DISA announced uniform and civilian employees using the Defense Mobility Unclassified Capability (DMUC) can access their native or non-DISA enterprise email addresses from their mobile phones.  This means DISA is connecting to Army.mil or Navy.mil email accounts and providing full services.

Jake Marcellus, DISA’s Mobility Portfolio manager, said this is one of several changes from DISA to improve the mobile computing experience for service members and civilians.

“Recently, our director made a policy change so that we can offer managed mobility services to DoD organizations that may not want to move to DISA’s mail.mil. Some agencies like the branding of their organization within their email and they want to retain that,” Marcellus said. “The good of this is that we can actually connect to those mail systems and provide full enterprise level mobility management with a mobile device management services, a mobile application store and moving into mobile end point threat detection as well as we round out the capabilities with mobile content management.”

DISA says it also is offering an automated onboarding process, has more than 1,000 mobile applications in its store and provides derived credentialing to send and receive encrypted email.

The agency said it will add a digital signature app for PDF documents, which will be a first in DoD, and will assist services and agencies with forensics scanning of their DMUC devices.

DISA keeping costs down

Finally, DISA announced it would not be raising prices for devices services in fiscal 2019. Customer agencies will continue to pay $4.31 per device, per month.

Marcellus said this new email approach will be attractive to many of the smaller Defense agencies with 500 to 5,000 users and can take advantage of DISA’s volume and enterprise capabilities.

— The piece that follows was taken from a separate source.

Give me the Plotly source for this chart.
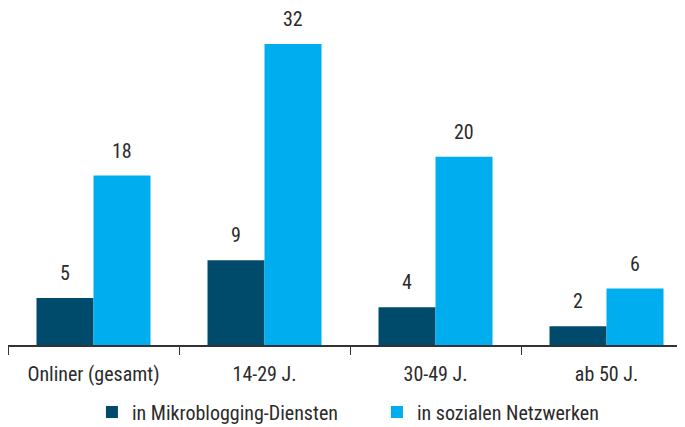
import plotly.graph_objects as go

categories = ["Onliner (gesamt)", "14-29 J.", "30-49 J.", "ab 50 J."]
mikro = [5, 9, 4, 2]
sozial = [18, 32, 20, 6]
series_names = ["in Mikroblogging-Diensten", "in sozialen Netzwerken"]

DARK = "#004B6C"
LIGHT = "#00AEEF"
TXT = "#2b2b2b"
FONT = "Roboto Condensed, Arial Narrow, sans-serif"

fig = go.Figure()
fig.add_bar(x=categories, y=mikro, name=series_names[0], marker_color=DARK,
            marker_line_width=0, offsetgroup="a")
fig.add_bar(x=categories, y=sozial, name=series_names[1], marker_color=LIGHT,
            marker_line_width=0, offsetgroup="b")

bw = 1/3
for i, (m, s) in enumerate(zip(mikro, sozial)):
    for val, dx in ((m, -bw/2), (s, bw/2)):
        fig.add_annotation(x=i + dx, y=val, text=str(val), showarrow=False,
                           yanchor="bottom", yshift=15, height=18, borderpad=0,
                           valign="middle",
                           font=dict(size=20, color=TXT, family=FONT))

fig.update_layout(
    width=677, height=419,
    margin=dict(l=0, r=0, t=2, b=82, autoexpand=False),
    paper_bgcolor="white", plot_bgcolor="white",
    barmode="group", bargap=1/3, bargroupgap=0,
    font=dict(family=FONT, size=20, color=TXT),
    showlegend=True,
    legend=dict(orientation="h", x=0.124, xanchor="left", y=-0.2, yanchor="middle",
                font=dict(size=20, color=TXT, family=FONT), itemwidth=30,
                entrywidth=240, traceorder="normal"),
    xaxis=dict(type="category", range=[-0.5, 3.459], tickson="boundaries",
               ticks="outside", ticklen=8, tickcolor="#333", tickwidth=1.3,
               showline=True, linecolor="#333", linewidth=1.5,
               showgrid=False, zeroline=False, ticklabelstandoff=10,
               automargin=False,
               tickfont=dict(size=20, color=TXT, family=FONT)),
    yaxis=dict(range=[0, 35.6], visible=False, showgrid=False, zeroline=False,
               automargin=False),
)

fig.write_html("out.html")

“From a customer’s perspective, what it comes down to is they care that they get the data they want. They will not see anything different, generally. The goodness of this also if they are using pretty much leading mobile devices that we can manage, you will not have to buy another device. We can transfer that to our management and you get access to it,” he said. “There is some change and consideration on our end. We don’t want to bring on a customer and not do something that is a core functionality that exists today for them. We are looking at [each customer.] But generally speaking, we run a generalized service offering for the department so there isn’t much in the way in terms of change or sustaining change that we actually have to work on.”

All of these changes come on the heels of DISA approving the use of the Samsung Galaxy S9 under the DMUC program earlier this summer. Marcellus said what’s significant about the approval of the new device is how long it took DISA and Samsung.

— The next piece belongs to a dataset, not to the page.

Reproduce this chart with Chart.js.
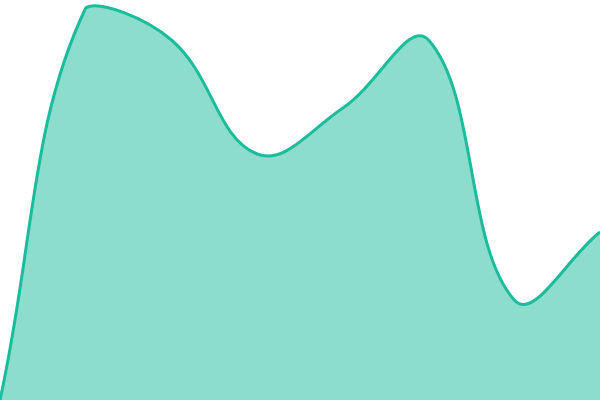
<!DOCTYPE html>
<html><head><meta charset="utf-8">
<script src="https://cdn.jsdelivr.net/npm/chart.js@4.4.0/dist/chart.umd.min.js"></script>
<style>html,body{margin:0;padding:0;background:#fff}#wrap{width:600px;height:400px}</style>
</head><body><div id="wrap"><canvas id="c"></canvas></div>
<script>
const labels = ["1","2","3","4","5","6","7","8"];
const values = [0, 98, 90, 61.5, 73, 90, 25, 42];
new Chart(document.getElementById('c'), {
  type: 'line',
  data: { labels: labels, datasets: [{
    data: values,
    borderColor: '#1abc9c',
    backgroundColor: 'rgba(26,188,156,0.5)',
    borderWidth: 3,
    fill: true,
    tension: 0.4,
    pointRadius: 0
  }]},
  options: {
    responsive: true, maintainAspectRatio: false, animation: false,
    layout: { padding: 0 },
    plugins: { legend: { display: false }, tooltip: { enabled: false } },
    scales: {
      x: { display: false },
      y: { display: false, min: 0, max: 100 }
    }
  }
});
</script></body></html>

“That was one of the shortest periods between the release of the device and all the validation and checks and integration testing that we do before we put a device on the supported products list. At this time last year, it would take us up to 9 months, which is about the half-life of a device support,” he said. “So now we are actually shortening those times. We are doing the due diligence to make sure the device actually works, meets the security requirements in a good portion of the lifecycle.”

Marcellus said it took five months from the public release of the device until DISA approved it.

To shorten the time frame, DISA took several steps. First, it started to work with the vendor to get an early look at the device so it could validate it. Second, DISA improved its processes using an iterative approach so it can do tests in parallel instead of serial.

“There are some things in our control from efficiency standpoint. You also are starting to see vendors submit for National Information Assurance Partnership (NIAP) and other prerequisites earlier in the process as well. That is where you will get the most efficiencies in order for us to go from actually commercially available to on our supported products list,” he said.

With the expect growth in customers, Marcellus said DISA is looking at how it could use MilCloud 2.0 to gain more capacity quickly.

“The customers are coming because we are getting it right. We are focusing on what they want. We have the resiliency. If you talk about a government standard, we are adhering to government standards. The uptime is there,” he said. “From a customer service and support, we integrate into their model and we overlay it with the goodness and enterprise resiliency of DISA.”